- Given data -
----------------------------------------
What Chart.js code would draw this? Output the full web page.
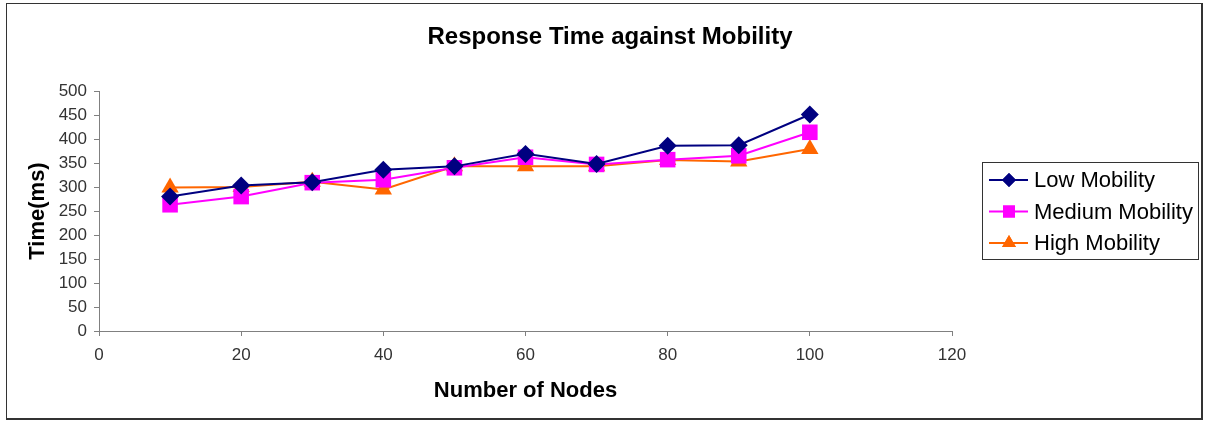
<!DOCTYPE html>
<html>
<head>
<meta charset="utf-8">
<script src="https://cdn.jsdelivr.net/npm/chart.js@4.4.0/dist/chart.umd.min.js"></script>
<style>
  html, body { margin: 0; padding: 0; background: #fff; }
  #wrap { position: relative; width: 1207px; height: 421px; }
  #frame { position: absolute; left: 6px; top: 3px; width: 1194px; height: 414px;
           border: 1px solid #333; border-right-width: 2px; border-bottom-width: 2px; pointer-events: none; }
</style>
</head>
<body>
<div id="wrap">
  <canvas id="myChart" width="1207" height="421"></canvas>
  <div id="frame"></div>
</div>
<script>
  // Datos del gráfico
  var nodes = [10, 20, 30, 40, 50, 60, 70, 80, 90, 100];
  var lowMobility = [280, 303, 310, 336, 343, 369, 348, 386, 387, 451];
  var mediumMobility = [263, 280, 309, 315, 340, 362, 347, 357, 365, 414];
  var highMobility = [299, 300, 311, 295, 343, 343, 343, 356, 353, 379];
  var seriesNames = ['Low Mobility', 'Medium Mobility', 'High Mobility'];
  var chartTitle = 'Response Time against Mobility';

  var FONT = "'Liberation Sans', Arial, sans-serif";

  function toPoints(vals) {
    return nodes.map(function (n, i) { return { x: n, y: vals[i] }; });
  }

  var styles = [
    { color: '#000080', shape: 'rectRot', radius: 9, legendRadius: 7 },
    { color: '#FF00FF', shape: 'rect', radius: 11, legendRadius: 8.5 },
    { color: '#FF6600', shape: 'triangle', radius: 10, legendRadius: 8 }
  ];

  var chartData = {
    datasets: [lowMobility, mediumMobility, highMobility].map(function (vals, i) {
      return {
        label: seriesNames[i],
        data: toPoints(vals),
        showLine: true,
        borderColor: styles[i].color,
        backgroundColor: styles[i].color,
        borderWidth: 2,
        pointStyle: styles[i].shape,
        pointRadius: styles[i].radius,
        pointHoverRadius: styles[i].radius,
        pointBorderWidth: 0
      };
    })
  };

  // Título centrado en todo el lienzo y leyenda con recuadro
  var boxLegend = {
    id: 'boxLegend',
    afterDraw: function (chart) {
      var ctx = chart.ctx;
      ctx.save();
      ctx.fillStyle = '#000';
      ctx.font = 'bold 24px ' + FONT;
      ctx.textAlign = 'center';
      ctx.textBaseline = 'middle';
      ctx.fillText(chartTitle, 610, 37);

      var x0 = 982, y0 = 162, w = 216, h = 97;
      ctx.strokeStyle = '#333';
      ctx.lineWidth = 1;
      ctx.strokeRect(x0 + 0.5, y0 + 0.5, w, h);
      ctx.font = '22px ' + FONT;
      ctx.textAlign = 'left';
      chart.data.datasets.forEach(function (ds, i) {
        var y = y0 + 18 + i * 31.5;
        ctx.strokeStyle = ds.borderColor;
        ctx.lineWidth = 2;
        ctx.beginPath();
        ctx.moveTo(x0 + 7, y);
        ctx.lineTo(x0 + 46, y);
        ctx.stroke();
        ctx.fillStyle = ds.borderColor;
        Chart.helpers.drawPoint(ctx, {
          pointStyle: ds.pointStyle, radius: styles[i].legendRadius, borderWidth: 0
        }, x0 + 27, y);
        ctx.fill();
        ctx.fillStyle = '#000';
        ctx.fillText(ds.label, x0 + 52, y + 1);
      });
      ctx.restore();
    }
  };

  var config = {
    type: 'scatter',
    data: chartData,
    options: {
      responsive: false,
      animation: false,
      layout: { padding: { left: 10, top: 91, right: 255, bottom: 8 } },
      plugins: {
        legend: { display: false },
        tooltip: { enabled: false },
        title: { display: false }
      },
      scales: {
        x: {
          type: 'linear',
          min: 0, max: 120,
          afterFit: function (scale) { scale.height = 82; },
          border: { color: '#808080', width: 1 },
          grid: { drawOnChartArea: false, drawTicks: true, tickLength: 5, color: '#808080' },
          ticks: { stepSize: 20, color: '#333', padding: 9, font: { family: FONT, size: 17 } },
          title: {
            display: true, text: 'Number of Nodes', color: '#000',
            font: { family: FONT, size: 22, weight: 'bold', lineHeight: 1.2 },
            padding: { top: 0, bottom: 9 }
          }
        },
        y: {
          min: 0, max: 500,
          afterFit: function (scale) { scale.width = 89; },
          border: { color: '#808080', width: 1 },
          grid: { drawOnChartArea: false, drawTicks: true, tickLength: 5, color: '#808080' },
          ticks: { stepSize: 50, color: '#333', padding: 7, font: { family: FONT, size: 17 } },
          title: {
            display: true, text: 'Time(ms)', color: '#000',
            font: { family: FONT, size: 22, weight: 'bold', lineHeight: 1.2 },
            padding: { top: 15, bottom: 0 }
          }
        }
      }
    },
    plugins: [boxLegend]
  };

  var ctx = document.getElementById('myChart').getContext('2d');
  var myChart = new Chart(ctx, config);
</script>
</body>
</html>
----------------------------------------
- Work required -
Write out each line of the data exactly; the images should be left out.

- Task solution -
What Chart.js code would draw this? Output the full web page.
<!DOCTYPE html>
<html>
<head>
<meta charset="utf-8">
<script src="https://cdn.jsdelivr.net/npm/chart.js@4.4.0/dist/chart.umd.min.js"></script>
<style>
  html, body { margin: 0; padding: 0; background: #fff; }
  #wrap { position: relative; width: 1207px; height: 421px; }
  #frame { position: absolute; left: 6px; top: 3px; width: 1194px; height: 414px;
           border: 1px solid #333; border-right-width: 2px; border-bottom-width: 2px; pointer-events: none; }
</style>
</head>
<body>
<div id="wrap">
  <canvas id="myChart" width="1207" height="421"></canvas>
  <div id="frame"></div>
</div>
<script>
  // Datos del gráfico
  var nodes = [10, 20, 30, 40, 50, 60, 70, 80, 90, 100];
  var lowMobility = [280, 303, 310, 336, 343, 369, 348, 386, 387, 451];
  var mediumMobility = [263, 280, 309, 315, 340, 362, 347, 357, 365, 414];
  var highMobility = [299, 300, 311, 295, 343, 343, 343, 356, 353, 379];
  var seriesNames = ['Low Mobility', 'Medium Mobility', 'High Mobility'];
  var chartTitle = 'Response Time against Mobility';

  var FONT = "'Liberation Sans', Arial, sans-serif";

  function toPoints(vals) {
    return nodes.map(function (n, i) { return { x: n, y: vals[i] }; });
  }

  var styles = [
    { color: '#000080', shape: 'rectRot', radius: 9, legendRadius: 7 },
    { color: '#FF00FF', shape: 'rect', radius: 11, legendRadius: 8.5 },
    { color: '#FF6600', shape: 'triangle', radius: 10, legendRadius: 8 }
  ];

  var chartData = {
    datasets: [lowMobility, mediumMobility, highMobility].map(function (vals, i) {
      return {
        label: seriesNames[i],
        data: toPoints(vals),
        showLine: true,
        borderColor: styles[i].color,
        backgroundColor: styles[i].color,
        borderWidth: 2,
        pointStyle: styles[i].shape,
        pointRadius: styles[i].radius,
        pointHoverRadius: styles[i].radius,
        pointBorderWidth: 0
      };
    })
  };

  // Título centrado en todo el lienzo y leyenda con recuadro
  var boxLegend = {
    id: 'boxLegend',
    afterDraw: function (chart) {
      var ctx = chart.ctx;
      ctx.save();
      ctx.fillStyle = '#000';
      ctx.font = 'bold 24px ' + FONT;
      ctx.textAlign = 'center';
      ctx.textBaseline = 'middle';
      ctx.fillText(chartTitle, 610, 37);

      var x0 = 982, y0 = 162, w = 216, h = 97;
      ctx.strokeStyle = '#333';
      ctx.lineWidth = 1;
      ctx.strokeRect(x0 + 0.5, y0 + 0.5, w, h);
      ctx.font = '22px ' + FONT;
      ctx.textAlign = 'left';
      chart.data.datasets.forEach(function (ds, i) {
        var y = y0 + 18 + i * 31.5;
        ctx.strokeStyle = ds.borderColor;
        ctx.lineWidth = 2;
        ctx.beginPath();
        ctx.moveTo(x0 + 7, y);
        ctx.lineTo(x0 + 46, y);
        ctx.stroke();
        ctx.fillStyle = ds.borderColor;
        Chart.helpers.drawPoint(ctx, {
          pointStyle: ds.pointStyle, radius: styles[i].legendRadius, borderWidth: 0
        }, x0 + 27, y);
        ctx.fill();
        ctx.fillStyle = '#000';
        ctx.fillText(ds.label, x0 + 52, y + 1);
      });
      ctx.restore();
    }
  };

  var config = {
    type: 'scatter',
    data: chartData,
    options: {
      responsive: false,
      animation: false,
      layout: { padding: { left: 10, top: 91, right: 255, bottom: 8 } },
      plugins: {
        legend: { display: false },
        tooltip: { enabled: false },
        title: { display: false }
      },
      scales: {
        x: {
          type: 'linear',
          min: 0, max: 120,
          afterFit: function (scale) { scale.height = 82; },
          border: { color: '#808080', width: 1 },
          grid: { drawOnChartArea: false, drawTicks: true, tickLength: 5, color: '#808080' },
          ticks: { stepSize: 20, color: '#333', padding: 9, font: { family: FONT, size: 17 } },
          title: {
            display: true, text: 'Number of Nodes', color: '#000',
            font: { family: FONT, size: 22, weight: 'bold', lineHeight: 1.2 },
            padding: { top: 0, bottom: 9 }
          }
        },
        y: {
          min: 0, max: 500,
          afterFit: function (scale) { scale.width = 89; },
          border: { color: '#808080', width: 1 },
          grid: { drawOnChartArea: false, drawTicks: true, tickLength: 5, color: '#808080' },
          ticks: { stepSize: 50, color: '#333', padding: 7, font: { family: FONT, size: 17 } },
          title: {
            display: true, text: 'Time(ms)', color: '#000',
            font: { family: FONT, size: 22, weight: 'bold', lineHeight: 1.2 },
            padding: { top: 15, bottom: 0 }
          }
        }
      }
    },
    plugins: [boxLegend]
  };

  var ctx = document.getElementById('myChart').getContext('2d');
  var myChart = new Chart(ctx, config);
</script>
</body>
</html>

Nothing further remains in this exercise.